▶ SHORT PROBLEM
Repeat the material below exactly, with no pictures.

▶ GIVEN INFORMATION

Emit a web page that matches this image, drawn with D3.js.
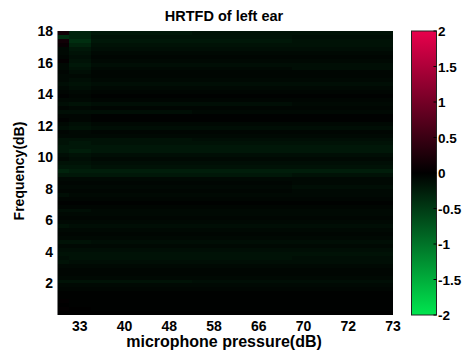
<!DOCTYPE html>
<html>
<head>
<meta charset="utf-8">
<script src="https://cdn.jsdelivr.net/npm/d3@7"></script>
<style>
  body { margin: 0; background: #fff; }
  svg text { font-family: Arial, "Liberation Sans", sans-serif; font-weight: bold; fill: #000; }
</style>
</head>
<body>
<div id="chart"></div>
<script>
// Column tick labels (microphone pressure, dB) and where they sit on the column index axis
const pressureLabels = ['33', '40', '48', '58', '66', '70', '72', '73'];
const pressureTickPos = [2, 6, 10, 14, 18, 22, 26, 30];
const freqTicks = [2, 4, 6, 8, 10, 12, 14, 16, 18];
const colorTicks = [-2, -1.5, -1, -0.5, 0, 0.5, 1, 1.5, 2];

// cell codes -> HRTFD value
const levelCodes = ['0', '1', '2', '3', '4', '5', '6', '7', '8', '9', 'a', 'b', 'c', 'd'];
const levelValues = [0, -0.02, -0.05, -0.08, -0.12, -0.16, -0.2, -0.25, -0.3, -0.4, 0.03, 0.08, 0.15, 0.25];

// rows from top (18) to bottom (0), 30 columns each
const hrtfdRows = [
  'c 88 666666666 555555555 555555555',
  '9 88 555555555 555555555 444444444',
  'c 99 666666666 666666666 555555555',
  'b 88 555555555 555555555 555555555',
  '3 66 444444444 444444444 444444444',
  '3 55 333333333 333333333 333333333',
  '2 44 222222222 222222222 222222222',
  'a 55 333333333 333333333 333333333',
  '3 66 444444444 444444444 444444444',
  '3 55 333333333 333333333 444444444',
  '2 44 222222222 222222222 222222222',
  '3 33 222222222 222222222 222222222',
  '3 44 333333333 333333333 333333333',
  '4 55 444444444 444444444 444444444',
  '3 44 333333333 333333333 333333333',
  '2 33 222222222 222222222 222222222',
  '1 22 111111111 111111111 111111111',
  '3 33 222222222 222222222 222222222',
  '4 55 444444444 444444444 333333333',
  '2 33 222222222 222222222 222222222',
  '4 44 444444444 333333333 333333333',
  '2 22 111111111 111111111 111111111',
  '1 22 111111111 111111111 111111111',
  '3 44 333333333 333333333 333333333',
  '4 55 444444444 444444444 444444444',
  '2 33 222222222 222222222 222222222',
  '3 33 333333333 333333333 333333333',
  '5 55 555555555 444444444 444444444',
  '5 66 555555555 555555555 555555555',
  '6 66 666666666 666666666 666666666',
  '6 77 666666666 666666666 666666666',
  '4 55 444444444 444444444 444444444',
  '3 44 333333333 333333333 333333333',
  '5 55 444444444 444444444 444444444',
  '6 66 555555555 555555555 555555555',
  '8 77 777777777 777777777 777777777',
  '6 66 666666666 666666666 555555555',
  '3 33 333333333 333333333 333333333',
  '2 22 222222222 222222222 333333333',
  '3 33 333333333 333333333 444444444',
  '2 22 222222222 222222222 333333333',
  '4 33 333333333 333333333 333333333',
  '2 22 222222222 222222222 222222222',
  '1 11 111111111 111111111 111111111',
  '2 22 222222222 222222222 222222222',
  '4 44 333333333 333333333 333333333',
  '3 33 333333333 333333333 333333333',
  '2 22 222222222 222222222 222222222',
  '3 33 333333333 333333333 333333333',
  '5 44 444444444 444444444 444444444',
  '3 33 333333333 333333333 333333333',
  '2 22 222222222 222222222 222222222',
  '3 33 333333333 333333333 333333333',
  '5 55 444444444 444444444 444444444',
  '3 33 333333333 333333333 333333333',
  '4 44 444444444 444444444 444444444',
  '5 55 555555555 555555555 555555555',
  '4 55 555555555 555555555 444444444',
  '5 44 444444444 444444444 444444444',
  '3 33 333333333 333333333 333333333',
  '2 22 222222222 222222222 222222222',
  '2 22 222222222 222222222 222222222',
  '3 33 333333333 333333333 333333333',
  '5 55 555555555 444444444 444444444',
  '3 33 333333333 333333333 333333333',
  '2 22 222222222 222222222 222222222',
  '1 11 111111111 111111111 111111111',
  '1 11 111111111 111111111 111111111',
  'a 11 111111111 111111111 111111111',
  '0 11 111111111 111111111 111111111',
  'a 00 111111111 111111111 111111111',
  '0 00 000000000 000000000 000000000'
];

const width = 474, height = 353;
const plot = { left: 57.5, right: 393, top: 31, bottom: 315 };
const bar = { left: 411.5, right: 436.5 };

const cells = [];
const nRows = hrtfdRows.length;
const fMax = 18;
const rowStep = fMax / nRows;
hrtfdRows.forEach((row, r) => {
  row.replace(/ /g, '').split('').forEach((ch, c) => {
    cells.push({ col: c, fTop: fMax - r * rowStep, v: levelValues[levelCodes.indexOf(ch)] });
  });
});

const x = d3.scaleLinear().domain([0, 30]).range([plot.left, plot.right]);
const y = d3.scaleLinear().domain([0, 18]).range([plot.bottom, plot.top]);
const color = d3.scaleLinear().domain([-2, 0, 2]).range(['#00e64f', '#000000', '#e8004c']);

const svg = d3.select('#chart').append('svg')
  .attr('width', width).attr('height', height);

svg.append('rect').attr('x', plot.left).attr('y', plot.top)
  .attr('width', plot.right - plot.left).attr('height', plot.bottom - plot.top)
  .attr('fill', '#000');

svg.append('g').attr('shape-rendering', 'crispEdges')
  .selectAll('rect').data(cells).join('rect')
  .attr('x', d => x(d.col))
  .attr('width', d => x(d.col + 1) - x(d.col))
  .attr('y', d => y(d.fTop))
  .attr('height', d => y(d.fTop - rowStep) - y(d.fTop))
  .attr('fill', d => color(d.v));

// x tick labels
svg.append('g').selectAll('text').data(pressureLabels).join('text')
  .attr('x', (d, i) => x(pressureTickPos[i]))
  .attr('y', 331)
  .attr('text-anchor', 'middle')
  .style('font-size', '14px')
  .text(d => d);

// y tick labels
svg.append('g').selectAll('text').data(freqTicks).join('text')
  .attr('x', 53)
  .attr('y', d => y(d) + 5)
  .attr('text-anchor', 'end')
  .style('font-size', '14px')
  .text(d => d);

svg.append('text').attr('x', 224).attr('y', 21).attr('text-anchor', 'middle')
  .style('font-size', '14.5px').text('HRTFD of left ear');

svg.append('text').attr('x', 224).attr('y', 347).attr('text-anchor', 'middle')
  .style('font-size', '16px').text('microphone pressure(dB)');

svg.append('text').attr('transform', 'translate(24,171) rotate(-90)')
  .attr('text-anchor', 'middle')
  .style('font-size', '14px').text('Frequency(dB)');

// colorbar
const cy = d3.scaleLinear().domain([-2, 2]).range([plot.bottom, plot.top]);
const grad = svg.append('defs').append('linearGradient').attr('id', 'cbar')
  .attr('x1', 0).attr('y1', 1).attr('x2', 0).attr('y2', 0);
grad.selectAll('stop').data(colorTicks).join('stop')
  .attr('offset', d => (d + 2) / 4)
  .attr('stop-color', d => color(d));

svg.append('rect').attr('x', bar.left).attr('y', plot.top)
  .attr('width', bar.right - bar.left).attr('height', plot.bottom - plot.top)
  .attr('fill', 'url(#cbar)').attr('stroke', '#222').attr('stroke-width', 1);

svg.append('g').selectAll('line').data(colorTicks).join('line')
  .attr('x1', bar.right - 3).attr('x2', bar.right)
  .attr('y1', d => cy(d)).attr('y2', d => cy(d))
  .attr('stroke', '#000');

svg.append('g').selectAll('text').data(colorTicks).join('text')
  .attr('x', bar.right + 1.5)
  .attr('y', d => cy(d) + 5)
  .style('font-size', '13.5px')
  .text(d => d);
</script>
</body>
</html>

▶ SOLUTION FOR THIS PROBLEM
Emit a web page that matches this image, drawn with D3.js.
<!DOCTYPE html>
<html>
<head>
<meta charset="utf-8">
<script src="https://cdn.jsdelivr.net/npm/d3@7"></script>
<style>
  body { margin: 0; background: #fff; }
  svg text { font-family: Arial, "Liberation Sans", sans-serif; font-weight: bold; fill: #000; }
</style>
</head>
<body>
<div id="chart"></div>
<script>
// Column tick labels (microphone pressure, dB) and where they sit on the column index axis
const pressureLabels = ['33', '40', '48', '58', '66', '70', '72', '73'];
const pressureTickPos = [2, 6, 10, 14, 18, 22, 26, 30];
const freqTicks = [2, 4, 6, 8, 10, 12, 14, 16, 18];
const colorTicks = [-2, -1.5, -1, -0.5, 0, 0.5, 1, 1.5, 2];

// cell codes -> HRTFD value
const levelCodes = ['0', '1', '2', '3', '4', '5', '6', '7', '8', '9', 'a', 'b', 'c', 'd'];
const levelValues = [0, -0.02, -0.05, -0.08, -0.12, -0.16, -0.2, -0.25, -0.3, -0.4, 0.03, 0.08, 0.15, 0.25];

// rows from top (18) to bottom (0), 30 columns each
const hrtfdRows = [
  'c 88 666666666 555555555 555555555',
  '9 88 555555555 555555555 444444444',
  'c 99 666666666 666666666 555555555',
  'b 88 555555555 555555555 555555555',
  '3 66 444444444 444444444 444444444',
  '3 55 333333333 333333333 333333333',
  '2 44 222222222 222222222 222222222',
  'a 55 333333333 333333333 333333333',
  '3 66 444444444 444444444 444444444',
  '3 55 333333333 333333333 444444444',
  '2 44 222222222 222222222 222222222',
  '3 33 222222222 222222222 222222222',
  '3 44 333333333 333333333 333333333',
  '4 55 444444444 444444444 444444444',
  '3 44 333333333 333333333 333333333',
  '2 33 222222222 222222222 222222222',
  '1 22 111111111 111111111 111111111',
  '3 33 222222222 222222222 222222222',
  '4 55 444444444 444444444 333333333',
  '2 33 222222222 222222222 222222222',
  '4 44 444444444 333333333 333333333',
  '2 22 111111111 111111111 111111111',
  '1 22 111111111 111111111 111111111',
  '3 44 333333333 333333333 333333333',
  '4 55 444444444 444444444 444444444',
  '2 33 222222222 222222222 222222222',
  '3 33 333333333 333333333 333333333',
  '5 55 555555555 444444444 444444444',
  '5 66 555555555 555555555 555555555',
  '6 66 666666666 666666666 666666666',
  '6 77 666666666 666666666 666666666',
  '4 55 444444444 444444444 444444444',
  '3 44 333333333 333333333 333333333',
  '5 55 444444444 444444444 444444444',
  '6 66 555555555 555555555 555555555',
  '8 77 777777777 777777777 777777777',
  '6 66 666666666 666666666 555555555',
  '3 33 333333333 333333333 333333333',
  '2 22 222222222 222222222 333333333',
  '3 33 333333333 333333333 444444444',
  '2 22 222222222 222222222 333333333',
  '4 33 333333333 333333333 333333333',
  '2 22 222222222 222222222 222222222',
  '1 11 111111111 111111111 111111111',
  '2 22 222222222 222222222 222222222',
  '4 44 333333333 333333333 333333333',
  '3 33 333333333 333333333 333333333',
  '2 22 222222222 222222222 222222222',
  '3 33 333333333 333333333 333333333',
  '5 44 444444444 444444444 444444444',
  '3 33 333333333 333333333 333333333',
  '2 22 222222222 222222222 222222222',
  '3 33 333333333 333333333 333333333',
  '5 55 444444444 444444444 444444444',
  '3 33 333333333 333333333 333333333',
  '4 44 444444444 444444444 444444444',
  '5 55 555555555 555555555 555555555',
  '4 55 555555555 555555555 444444444',
  '5 44 444444444 444444444 444444444',
  '3 33 333333333 333333333 333333333',
  '2 22 222222222 222222222 222222222',
  '2 22 222222222 222222222 222222222',
  '3 33 333333333 333333333 333333333',
  '5 55 555555555 444444444 444444444',
  '3 33 333333333 333333333 333333333',
  '2 22 222222222 222222222 222222222',
  '1 11 111111111 111111111 111111111',
  '1 11 111111111 111111111 111111111',
  'a 11 111111111 111111111 111111111',
  '0 11 111111111 111111111 111111111',
  'a 00 111111111 111111111 111111111',
  '0 00 000000000 000000000 000000000'
];

const width = 474, height = 353;
const plot = { left: 57.5, right: 393, top: 31, bottom: 315 };
const bar = { left: 411.5, right: 436.5 };

const cells = [];
const nRows = hrtfdRows.length;
const fMax = 18;
const rowStep = fMax / nRows;
hrtfdRows.forEach((row, r) => {
  row.replace(/ /g, '').split('').forEach((ch, c) => {
    cells.push({ col: c, fTop: fMax - r * rowStep, v: levelValues[levelCodes.indexOf(ch)] });
  });
});

const x = d3.scaleLinear().domain([0, 30]).range([plot.left, plot.right]);
const y = d3.scaleLinear().domain([0, 18]).range([plot.bottom, plot.top]);
const color = d3.scaleLinear().domain([-2, 0, 2]).range(['#00e64f', '#000000', '#e8004c']);

const svg = d3.select('#chart').append('svg')
  .attr('width', width).attr('height', height);

svg.append('rect').attr('x', plot.left).attr('y', plot.top)
  .attr('width', plot.right - plot.left).attr('height', plot.bottom - plot.top)
  .attr('fill', '#000');

svg.append('g').attr('shape-rendering', 'crispEdges')
  .selectAll('rect').data(cells).join('rect')
  .attr('x', d => x(d.col))
  .attr('width', d => x(d.col + 1) - x(d.col))
  .attr('y', d => y(d.fTop))
  .attr('height', d => y(d.fTop - rowStep) - y(d.fTop))
  .attr('fill', d => color(d.v));

// x tick labels
svg.append('g').selectAll('text').data(pressureLabels).join('text')
  .attr('x', (d, i) => x(pressureTickPos[i]))
  .attr('y', 331)
  .attr('text-anchor', 'middle')
  .style('font-size', '14px')
  .text(d => d);

// y tick labels
svg.append('g').selectAll('text').data(freqTicks).join('text')
  .attr('x', 53)
  .attr('y', d => y(d) + 5)
  .attr('text-anchor', 'end')
  .style('font-size', '14px')
  .text(d => d);

svg.append('text').attr('x', 224).attr('y', 21).attr('text-anchor', 'middle')
  .style('font-size', '14.5px').text('HRTFD of left ear');

svg.append('text').attr('x', 224).attr('y', 347).attr('text-anchor', 'middle')
  .style('font-size', '16px').text('microphone pressure(dB)');

svg.append('text').attr('transform', 'translate(24,171) rotate(-90)')
  .attr('text-anchor', 'middle')
  .style('font-size', '14px').text('Frequency(dB)');

// colorbar
const cy = d3.scaleLinear().domain([-2, 2]).range([plot.bottom, plot.top]);
const grad = svg.append('defs').append('linearGradient').attr('id', 'cbar')
  .attr('x1', 0).attr('y1', 1).attr('x2', 0).attr('y2', 0);
grad.selectAll('stop').data(colorTicks).join('stop')
  .attr('offset', d => (d + 2) / 4)
  .attr('stop-color', d => color(d));

svg.append('rect').attr('x', bar.left).attr('y', plot.top)
  .attr('width', bar.right - bar.left).attr('height', plot.bottom - plot.top)
  .attr('fill', 'url(#cbar)').attr('stroke', '#222').attr('stroke-width', 1);

svg.append('g').selectAll('line').data(colorTicks).join('line')
  .attr('x1', bar.right - 3).attr('x2', bar.right)
  .attr('y1', d => cy(d)).attr('y2', d => cy(d))
  .attr('stroke', '#000');

svg.append('g').selectAll('text').data(colorTicks).join('text')
  .attr('x', bar.right + 1.5)
  .attr('y', d => cy(d) + 5)
  .style('font-size', '13.5px')
  .text(d => d);
</script>
</body>
</html>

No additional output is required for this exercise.